Paul Freeman glared playfully at Justin Luke, eyeing his orange shirt.

“Justin is a Tennessee fan and I am a fan of whoever is playing against Tennessee,” Freeman said. “He wears orange all the time just to mess with me.”

Sitting in a corner nook in Lawrenceville’s Boulder Creek Coffee, Justin and his parents, Charles and Linda Luke, laughed at the age-old rivalry.

Growing up together at Cannon United Methodist Church, Freeman and Justin, who are both in their 30s, have known each other since they were boys.

Though their paths diverged for a number of years, for the last 15 years, the two have been reunited — as friends, adventurers and teachers to one another.

Justin, who has special needs, is a participant at Freeman’s Camp Caglewood, which the Brookwood High School graduate and his wife, Jessica, founded in 2001.

The program, which recently celebrated its 15th anniversary, is designed for people with developmental disabilities and offers various adventures each year, which have included trips to SeaWorld, Georgia’s Rock City, the Bahamas and dozens of other locations.
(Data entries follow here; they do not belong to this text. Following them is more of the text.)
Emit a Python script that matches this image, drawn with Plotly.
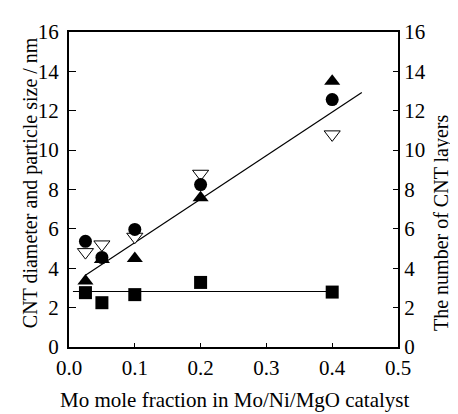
import plotly.graph_objects as go

mo_fraction = [0.025, 0.05, 0.1, 0.2, 0.4]
cnt_diameter = [5.37, 4.55, 5.97, 8.25, 12.57]          # filled circles
particle_size = [3.35, 4.45, 4.5, 7.58, 13.5]            # filled triangles
cnt_layers = [4.82, 5.21, 5.6, 8.8, 10.8]                # open down-triangles
other_size = [2.76, 2.25, 2.66, 3.28, 2.79]              # filled squares

trend_x = [0.025, 0.445]
trend_y = [3.65, 12.93]
flat_x = [0.006, 0.4]
flat_y = [2.82, 2.82]

FONT = "Liberation Serif"

fig = go.Figure()
fig.add_trace(go.Scatter(x=trend_x, y=trend_y, mode="lines",
                         line=dict(color="black", width=1.2), showlegend=False))
fig.add_trace(go.Scatter(x=flat_x, y=flat_y, mode="lines",
                         line=dict(color="black", width=1.2), showlegend=False))
fig.add_trace(go.Scatter(x=mo_fraction, y=other_size, mode="markers",
                         marker=dict(symbol="square", size=13, color="black"), showlegend=False))
fig.add_trace(go.Scatter(x=mo_fraction, y=cnt_layers, mode="markers",
                         marker=dict(symbol="triangle-down", size=14, color="white",
                                     line=dict(color="black", width=1)), showlegend=False))
fig.add_trace(go.Scatter(x=mo_fraction, y=particle_size, mode="markers",
                         marker=dict(symbol="triangle-up", size=14, color="black"), showlegend=False))
fig.add_trace(go.Scatter(x=mo_fraction, y=cnt_diameter, mode="markers",
                         marker=dict(symbol="circle", size=13, color="black"), showlegend=False))
fig.add_trace(go.Scatter(x=[0.5], y=[0], yaxis="y2", mode="markers",
                         marker=dict(opacity=0), showlegend=False, hoverinfo="skip"))

tick_font = dict(family=FONT, size=21, color="black")
title_font = dict(family=FONT, size=20, color="black")
xtitle_font = dict(family=FONT, size=21, color="black")

fig.update_layout(
    width=450, height=406,
    margin=dict(l=61, r=60, t=12, b=67),
    plot_bgcolor="white", paper_bgcolor="white",
    font=tick_font,
    xaxis=dict(range=[0, 0.5], tickvals=[0, 0.1, 0.2, 0.3, 0.4, 0.5],
               ticktext=["0.0", "0.1", "0.2", "0.3", "0.4", "0.5"],
               showgrid=False, zeroline=False, showline=True, mirror=True,
               linecolor="black", linewidth=2, ticks="inside", ticklen=4,
               tickcolor="black", tickfont=tick_font, ticklabelstandoff=1),
    yaxis=dict(range=[0, 16], tickvals=list(range(0, 17, 2)),
               showgrid=False, zeroline=False, showline=True,
               linecolor="black", linewidth=2, ticks="inside", ticklen=7,
               tickcolor="black", tickfont=tick_font, ticklabelstandoff=4),
    yaxis2=dict(range=[0, 16], tickvals=list(range(0, 17, 2)), overlaying="y",
                side="right", showgrid=False, zeroline=False, showline=True,
                linecolor="black", linewidth=2, ticks="inside", ticklen=5,
                tickcolor="black", tickfont=tick_font),
    annotations=[
        dict(text="CNT diameter and particle size / nm", xref="paper", yref="paper",
             x=-0.1185, y=0.52, textangle=-90, showarrow=False,
             xanchor="center", yanchor="middle", font=title_font),
        dict(text="The number of CNT layers", xref="paper", yref="paper",
             x=1.134, y=0.394, textangle=-90, showarrow=False,
             xanchor="center", yanchor="middle", font=title_font),
        dict(text="Mo mole fraction in Mo/Ni/MgO catalyst", xref="paper", yref="paper",
             x=0.506, y=-0.168, showarrow=False,
             xanchor="center", yanchor="middle", font=xtitle_font),
    ],
)

fig.write_html("out.html")
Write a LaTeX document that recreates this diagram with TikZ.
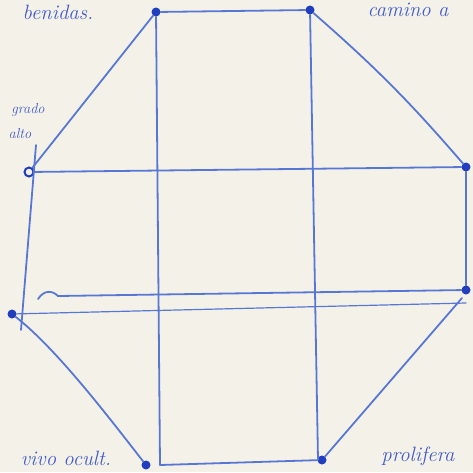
\documentclass[tikz,border=0pt]{standalone}
\usepackage{tikz}
\usetikzlibrary{positioning}
\definecolor{ink}{RGB}{88,118,212}
\definecolor{inkdark}{RGB}{32,62,190}
\definecolor{paper}{RGB}{244,242,232}

\begin{document}
\begin{tikzpicture}[x=1pt,y=-1pt]
\tikzset{dot/.style={circle,fill=inkdark,inner sep=0pt,minimum size=9pt},
  edge/.style={draw=ink,line width=1.8pt,line cap=round},
  note/.style={text=inkdark!85,font=\itshape\huge,inner sep=0pt}}
\fill[paper] (0,0) rectangle (473,472);
\useasboundingbox (0,0) rectangle (473,472);
\node[dot] (a) at (156,12) {};
\node[dot] (b) at (310,10) {};
\node[dot] (c) at (466,167) {};
\node[dot] (d) at (466,290) {};
\node[dot] (e) at (322,460) {};
\node[dot] (f) at (146,465) {};
\node[dot] (g) at (12,314) {};
\node[draw=inkdark,circle,line width=2pt,inner sep=0pt,minimum size=9pt] (h) at (29,172) {};
\coordinate (vl) at (36,145);
\coordinate (vlb) at (21,330);
\coordinate (a2) at (160,465);
\coordinate (b2) at (318,460);
\coordinate (k) at (38,299);
\coordinate (d2) at (466,303);
\coordinate (dd) at (462,298);
\draw[edge] (a) -- (b);
\draw[edge] (a) -- (h);
\draw[edge] (b) to[bend left=4] (c);
\draw[edge] (h) -- (c);
\draw[edge] (c) -- (d);
\draw[edge] (dd) -- (e);
\draw[edge] (e) -- (a2);
\draw[edge] (g) to[out=-38,in=128,looseness=0.7] (f);
\draw[edge] (vl) -- (vlb);
\draw[edge] (a) -- (a2);
\draw[edge] (b) -- (b2);
\draw[edge] (k) .. controls (44,290) and (52,290) .. (58,296) -- (d);
\draw[edge,line width=1.2pt] (g) -- (d2);
\node[note] (t1) at (58,12) {benidas.};
\node[note] (t2) at (408,10) {camino a};
\node[note,font=\itshape\Large] (t3) at (28,110) {grado};
\node[note,font=\itshape\Large] (t4) at (20,134) {alto};
\node[note] (t5) at (66,458) {vivo ocult.};
\node[note] (t6) at (418,456) {prolifera};
\end{tikzpicture}
\end{document}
Four adventures for this year were recently announced — a Stone Mountain Park trip in September, a Dollywood trip in July, a Gwinnett Stripers game in June and a Twin Cedar Riding Center excursion in April — which are targeted for campers age 12 to 60.

While the trips are designed for children and adults with special needs, they are also very intentionally aimed at providing a respite for the parents and caregivers of the children and adults with disabilities.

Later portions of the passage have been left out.